Originally Posted By: 99Saturn
Finally got around to taking off my snow tires and took a look at my rotors and saw the below.
What causes this? Rotors are about 2 years old, 6,000 miles.
If you think that looks bad wait till you see the inside side of that rotor.
I live in the Minneapolis area and they salt the [censored] out of our roads, I also saw a lot of this when I owned a hobby Audi repair shop. First off 6,000 miles in 2 year also explains some of it. Looks like your car does a lot of sitting, that in turn means a lot of time to start oxidation. Just saying, you have I would bet 50 to 60% less braking power because of reduced "swept area", you are a danger on the road. When it rains, I always take the car out for a 4 minute ride of heavy braking to clear the rust of from the rain if I know the car will not be use within 1 1/2 days. IE weekends since my car is use as a work car and we use my wife's car more on weekend.

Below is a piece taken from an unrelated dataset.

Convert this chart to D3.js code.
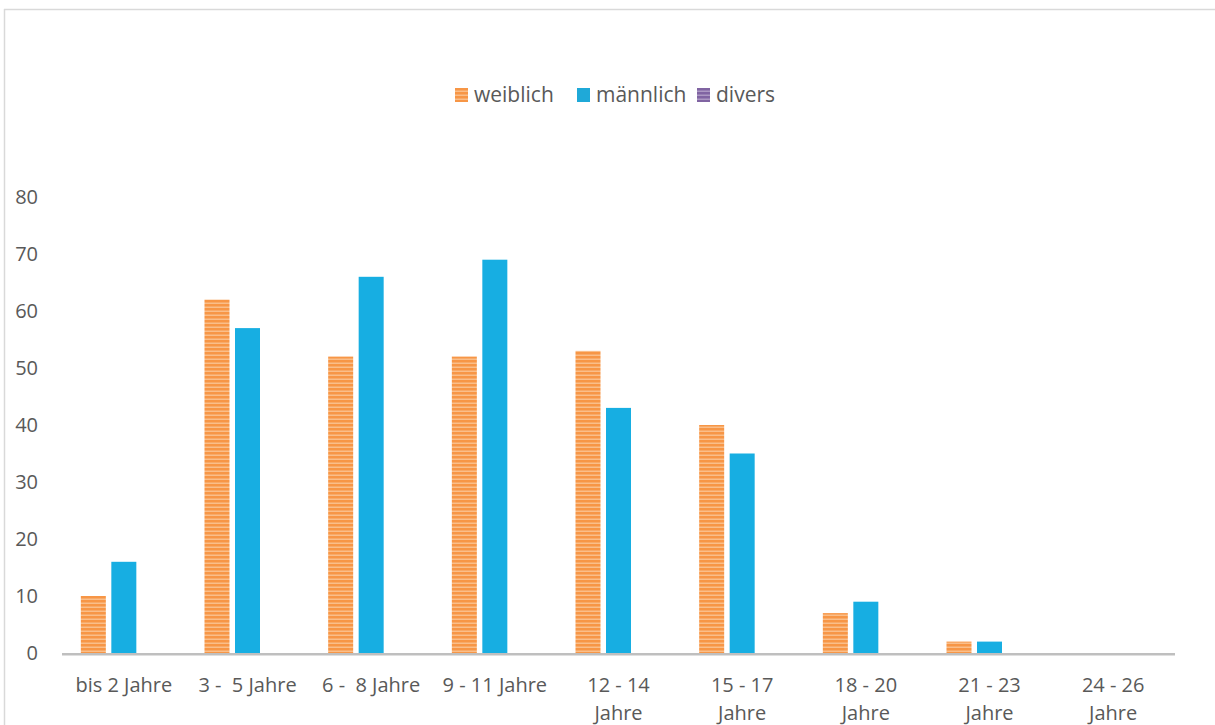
<!DOCTYPE html>
<html>
<head>
<meta charset="utf-8">
<script src="https://cdn.jsdelivr.net/npm/d3@7"></script>
<style>
  body { margin: 0; background: #fff; }
  svg { display: block; font-family: "Open Sans", "Noto Sans", sans-serif; }
  text { white-space: pre; }
</style>
</head>
<body>
<div id="chart"></div>
<script>
// data
const categories = ["bis 2 Jahre", "3 -  5 Jahre", "6 -  8 Jahre", "9 - 11 Jahre",
  "12 - 14\nJahre", "15 - 17\nJahre", "18 - 20\nJahre", "21 - 23\nJahre", "24 - 26\nJahre"];
const seriesNames = ["weiblich", "männlich", "divers"];
const weiblich = [10, 62, 52, 52, 53, 40, 7, 2, 0];
const maennlich = [16, 57, 66, 69, 43, 35, 9, 2, 0];
const divers = [0, 0, 0, 0, 0, 0, 0, 0, 0];
const yTicks = [0, 10, 20, 30, 40, 50, 60, 70, 80];

const width = 1215, height = 725;

const svg = d3.select('#chart').append('svg')
  .attr('width', width)
  .attr('height', height);

// patterns for striped fills
const defs = svg.append('defs');
function stripes(id, base, light) {
  const p = defs.append('pattern')
    .attr('id', id)
    .attr('patternUnits', 'userSpaceOnUse')
    .attr('width', 8).attr('height', 4);
  p.append('rect').attr('width', 8).attr('height', 4).attr('fill', base);
  p.append('rect').attr('y', 2.6).attr('width', 8).attr('height', 1.2).attr('fill', light);
}
stripes('pat-w', '#F79646', '#FBC89A');
stripes('pat-d', '#8064A2', '#B7A5CC');

const fills = ['url(#pat-w)', '#17AEE2', 'url(#pat-d)'];
const legendFills = ['url(#pat-w)', '#1FA9D8', 'url(#pat-d)'];

// chart area frame (only top and left visible in the crop)
svg.append('line').attr('x1', 4).attr('x2', width).attr('y1', 9.5).attr('y2', 9.5)
  .attr('stroke', '#d9d9d9').attr('stroke-width', 1.5);
svg.append('line').attr('x1', 4.5).attr('x2', 4.5).attr('y1', 9).attr('y2', height)
  .attr('stroke', '#d9d9d9').attr('stroke-width', 1.5);

const x = d3.scaleBand()
  .domain(categories)
  .range([62, 1175])
  .paddingInner(0).paddingOuter(0);

const y = d3.scaleLinear()
  .domain([0, 80])
  .range([653, 197]);

const barW = 25, barStep = 30.5;
const xSub = d3.scaleBand()
  .domain(seriesNames)
  .range([0, barStep * 3]);

const values = [weiblich, maennlich, divers];

// bars
seriesNames.forEach((name, si) => {
  svg.append('g')
    .selectAll('rect')
    .data(values[si])
    .enter()
    .append('rect')
    .attr('x', (d, i) => x(categories[i]) + x.bandwidth() / 2 - barStep * 1.5 + xSub(name) + (barStep - barW) / 2)
    .attr('y', d => y(d))
    .attr('width', barW)
    .attr('height', d => y(0) - y(d))
    .attr('fill', fills[si]);
});

// x axis line
svg.append('line')
  .attr('x1', 62).attr('x2', 1175)
  .attr('y1', y(0) + 1.2).attr('y2', y(0) + 1.2)
  .attr('stroke', '#bfbfbf').attr('stroke-width', 2.5);

// y tick labels
svg.append('g')
  .selectAll('text')
  .data(yTicks)
  .enter()
  .append('text')
  .attr('x', 38)
  .attr('y', d => y(d))
  .attr('dy', '0.35em')
  .attr('text-anchor', 'end')
  .attr('fill', '#595959')
  .attr('font-size', 20)
  .text(d => d);

// x category labels
const xl = svg.append('g')
  .selectAll('text')
  .data(categories)
  .enter()
  .append('text')
  .attr('text-anchor', 'middle')
  .attr('fill', '#595959')
  .attr('font-size', 20);
xl.each(function(d) {
  const lines = d.split('\n');
  const t = d3.select(this);
  lines.forEach((ln, k) => {
    t.append('tspan')
      .attr('x', x(d) + x.bandwidth() / 2)
      .attr('y', 692 + k * 28)
      .text(ln);
  });
});

// legend
const legendX = [455, 577, 697];
const lg = svg.append('g');
seriesNames.forEach((name, i) => {
  lg.append('rect')
    .attr('x', legendX[i]).attr('y', 88)
    .attr('width', 13).attr('height', 14)
    .attr('fill', legendFills[i]);
  lg.append('text')
    .attr('x', legendX[i] + 19).attr('y', 95)
    .attr('dy', '0.35em')
    .attr('fill', '#595959')
    .attr('font-size', 21)
    .text(name);
});
</script>
</body>
</html>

When My Honda was recalled with the airbag recall I was given a loaner car from Honda and was able to park my carin my garage for 3 months will waiting for new airbags. I signed a paper that I was not going to drive it and if I did they were not liable. I did drive my car around the block every 2 weeks to clear the fine rust that was starting.
Ways to reduce this when you get your new brakes:
1) Don't let rust even start after a rain, drive the car with some heavy braking.
2) Become a heavy braker, use them or lose them.
3) Buy coated brake rotors so rust that can start on the outer edge has a harder time migrating inward.
IE EBC brakes or others of the same.(can be electro plated too)
http://www.autoanything.com/brakes/ebc-brake-kits
4) Don't let rust even start after a rain, drive the car with some heavy braking.